Monday, February 12, 2018

Review of Knapp, The Dawn of Christianity

BRYN MAYR CLASSICAL REVIEW: Robert Knapp, The Dawn of Christianity. People and Gods in a Time of Magic and Miracles. Cambridge Massachusetts: Harvard University Press, 2017. Pp. xvi, 303; 16 p. plates. ISBN 9780674976467. $29.95 (hb). Reviewed by Giovanni Alberto Cecconi, Università degli Studi Firenze (giovannialberto.cecconi@unifi.it).
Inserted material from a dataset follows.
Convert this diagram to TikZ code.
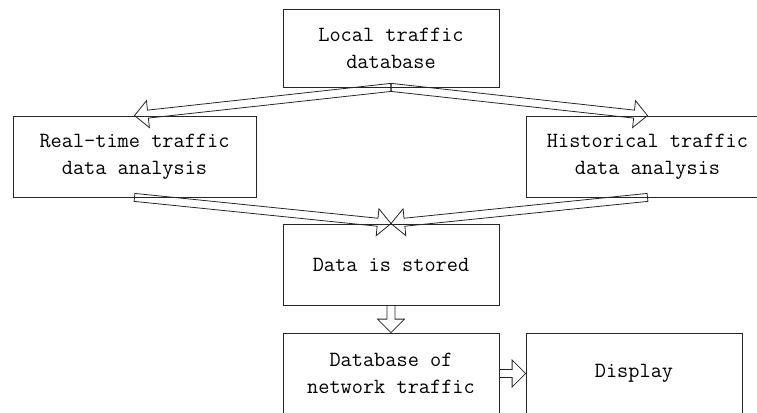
\documentclass[tikz,border=0pt]{standalone}
\usetikzlibrary{calc}
\tikzset{
  box/.style={draw=black!85, line width=0.8pt, rectangle, inner sep=0pt, align=center,
    font=\ttfamily\fontsize{21.7}{27}\selectfont},
  fat/.style={draw=black!85, line width=0.8pt, line join=miter}
}
% hollow block arrow between two anchors
\newcommand{\fatarrow}[2]{%
  \draw[fat] let \p1=(#1), \p2=(#2), \n1={atan2(\y2-\y1,\x2-\x1)},
    \n2={veclen(\x2-\x1,\y2-\y1)}, \n3={\n2-13.5pt} in
    [shift={(\p1)}, rotate=\n1]
    (0pt,4pt) -- (\n3,4pt) -- (\n3,13.5pt) -- (\n2,0pt)
    -- (\n3,-13.5pt) -- (\n3,-4pt) -- (0pt,-4pt) -- cycle;}
\begin{document}
\begin{tikzpicture}[x=1pt, y=-1pt]
        \clip (0,0) rectangle (757,412);
        % Define the boxes
        \node[box, minimum width=216pt, minimum height=78pt] (local)      at (391,48)    {Local traffic\\database};
        \node[box, minimum width=243pt, minimum height=81pt] (realtime)   at (134.5,156.5) {Real-time traffic\\data analysis};
        \node[box, minimum width=243pt, minimum height=81pt] (historical) at (647.5,156.5) {Historical traffic\\data analysis};
        \node[box, minimum width=216pt, minimum height=81pt] (stored)     at (391,264.5) {Data is stored};
        \node[box, minimum width=216pt, minimum height=81pt] (database)   at (391,373.5) {Database of\\network traffic};
        \node[box, minimum width=216pt, minimum height=81pt] (display)    at (634,373.5) {Display};
        % Connect the boxes
        \fatarrow{local.south}{realtime.north}
        \fatarrow{local.south}{historical.north}
        \fatarrow{realtime.south}{stored.north}
        \fatarrow{historical.south}{stored.north}
        \fatarrow{stored.south}{database.north}
        \fatarrow{database.east}{display.west}
    \end{tikzpicture}
\end{document}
Already the author of a volume on the lives of ordinary people and those in the lowest social ranks during the Empire from Augustus to Constantine (Invisible Romans, Cambridge MA), Robert Knapp continues to examine ordinary people, refocusing his attention on a completely different historical topic. Here he sketches a broad outline of religious life and attitudes toward the divine in Jewish, Christian, and polytheist individuals and communities (Knapp opts for the systematic use of the word “polytheists”, cf. especially chap. 5 "Polytheists in their World", 59-87; 59: “Polytheists… had a panoply of attitudes and approaches to the supernatural which the term ‘polytheism’ encapsulates”). The book considers the preexisting conditions for the formation and spread of Christianity from the Late Hellenistic period to the 1st century C.E. The author highlights common ground and points of divergence between the various contexts and traditions mentioned above, laying the basis for a more suitable knowledge and a clearer interpretation of the first “dawn of Christianity” and equally of historical-religious processes that are chronologically later, and which in this book are left undertreated or not treated at all, e.g., Christianization after Constantine (defined as “top down”).